**** Provided data ****

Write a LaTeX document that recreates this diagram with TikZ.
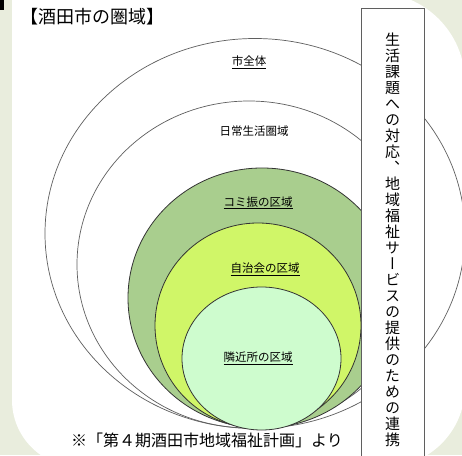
\documentclass[tikz,border=0pt]{standalone}
\usepackage{tikz}
\usepackage{xcolor}
\usepackage{fontspec}
\newfontfamily\jpfont{Noto Sans CJK JP}
\newfontfamily\tatefont[RawFeature=+vert]{Noto Sans CJK JP}

\definecolor{bgpale}{RGB}{233,237,221}
\definecolor{komigreen}{RGB}{169,206,142}
\definecolor{jichiyellow}{RGB}{208,246,104}
\definecolor{kinjolight}{RGB}{206,252,206}
\definecolor{ringgray}{RGB}{95,95,95}

\tikzset{
  ring/.style={line width=0.7pt,ringgray},
  zone/.style={line width=0.8pt,draw=black!80},
  zonelabel/.style={font=\jpfont\fontsize{11.5}{13}\selectfont,inner sep=1pt},
}

\begin{document}
\begin{tikzpicture}[x=1pt,y=1pt]
  \useasboundingbox (0,0) rectangle (462,455);
  % background and white panel
  \fill[bgpale] (0,0) rectangle (462,455);
  \fill[black] (0,455) rectangle (4,445);
  \fill[white] (12,462.5) -- (12,55) arc[start angle=180,end angle=270,radius=67]
    -- (385,-12) arc[start angle=270,end angle=360,radius=80]
    -- (465,372.5) arc[start angle=0,end angle=90,radius=90] -- cycle;
  \node[font=\jpfont\fontsize{18}{20}\selectfont,anchor=west,inner sep=0pt] (title) at (20,438) {【酒田市の圏域】};
  % nested areas
  \draw[ring] (255,221.5) ellipse[x radius=210,y radius=195];
  \draw[ring] (249,190.5) ellipse[x radius=172,y radius=163.5];
  \draw[zone,fill=komigreen] (262,157) ellipse[x radius=134,y radius=130];
  \draw[zone,fill=jichiyellow] (258,129.5) ellipse[x radius=103,y radius=102.5];
  \draw[zone,fill=kinjolight] (261.5,96.5) ellipse[x radius=79.5,y radius=71.5];
  \node[zonelabel] (city) at (249,393) {\underline{市全体}};
  \node[zonelabel] (daily) at (254,324) {日常生活圏域};
  \node[zonelabel] (komi) at (258,252) {\underline{コミ振の区域}};
  \node[zonelabel] (jichi) at (265,186) {\underline{自治会の区域}};
  \node[zonelabel] (kinjo) at (258,97) {\underline{隣近所の区域}};
  % vertical box
  \draw[line width=0.7pt,ringgray,fill=white] (361,-5) rectangle (424,447);
  \node[font=\tatefont\fontsize{15}{16}\selectfont,align=center,inner sep=0pt] (renkei) at (392.5,215)
    {生\\活\\課\\題\\へ\\の\\対\\応\\、\\地\\域\\福\\祉\\サ\\ー\\ビ\\ス\\の\\提\\供\\の\\た\\め\\の\\連\\携};
  \node[font=\jpfont\fontsize{16}{18}\selectfont,inner sep=0pt] (source) at (207,15) {※「第４期酒田市地域福祉計画」より};
\end{tikzpicture}
\end{document}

****

Given task — Except for the pictures, give all the material above again verbatim.

The completed task —
Write a LaTeX document that recreates this diagram with TikZ.
\documentclass[tikz,border=0pt]{standalone}
\usepackage{tikz}
\usepackage{xcolor}
\usepackage{fontspec}
\newfontfamily\jpfont{Noto Sans CJK JP}
\newfontfamily\tatefont[RawFeature=+vert]{Noto Sans CJK JP}

\definecolor{bgpale}{RGB}{233,237,221}
\definecolor{komigreen}{RGB}{169,206,142}
\definecolor{jichiyellow}{RGB}{208,246,104}
\definecolor{kinjolight}{RGB}{206,252,206}
\definecolor{ringgray}{RGB}{95,95,95}

\tikzset{
  ring/.style={line width=0.7pt,ringgray},
  zone/.style={line width=0.8pt,draw=black!80},
  zonelabel/.style={font=\jpfont\fontsize{11.5}{13}\selectfont,inner sep=1pt},
}

\begin{document}
\begin{tikzpicture}[x=1pt,y=1pt]
  \useasboundingbox (0,0) rectangle (462,455);
  % background and white panel
  \fill[bgpale] (0,0) rectangle (462,455);
  \fill[black] (0,455) rectangle (4,445);
  \fill[white] (12,462.5) -- (12,55) arc[start angle=180,end angle=270,radius=67]
    -- (385,-12) arc[start angle=270,end angle=360,radius=80]
    -- (465,372.5) arc[start angle=0,end angle=90,radius=90] -- cycle;
  \node[font=\jpfont\fontsize{18}{20}\selectfont,anchor=west,inner sep=0pt] (title) at (20,438) {【酒田市の圏域】};
  % nested areas
  \draw[ring] (255,221.5) ellipse[x radius=210,y radius=195];
  \draw[ring] (249,190.5) ellipse[x radius=172,y radius=163.5];
  \draw[zone,fill=komigreen] (262,157) ellipse[x radius=134,y radius=130];
  \draw[zone,fill=jichiyellow] (258,129.5) ellipse[x radius=103,y radius=102.5];
  \draw[zone,fill=kinjolight] (261.5,96.5) ellipse[x radius=79.5,y radius=71.5];
  \node[zonelabel] (city) at (249,393) {\underline{市全体}};
  \node[zonelabel] (daily) at (254,324) {日常生活圏域};
  \node[zonelabel] (komi) at (258,252) {\underline{コミ振の区域}};
  \node[zonelabel] (jichi) at (265,186) {\underline{自治会の区域}};
  \node[zonelabel] (kinjo) at (258,97) {\underline{隣近所の区域}};
  % vertical box
  \draw[line width=0.7pt,ringgray,fill=white] (361,-5) rectangle (424,447);
  \node[font=\tatefont\fontsize{15}{16}\selectfont,align=center,inner sep=0pt] (renkei) at (392.5,215)
    {生\\活\\課\\題\\へ\\の\\対\\応\\、\\地\\域\\福\\祉\\サ\\ー\\ビ\\ス\\の\\提\\供\\の\\た\\め\\の\\連\\携};
  \node[font=\jpfont\fontsize{16}{18}\selectfont,inner sep=0pt] (source) at (207,15) {※「第４期酒田市地域福祉計画」より};
\end{tikzpicture}
\end{document}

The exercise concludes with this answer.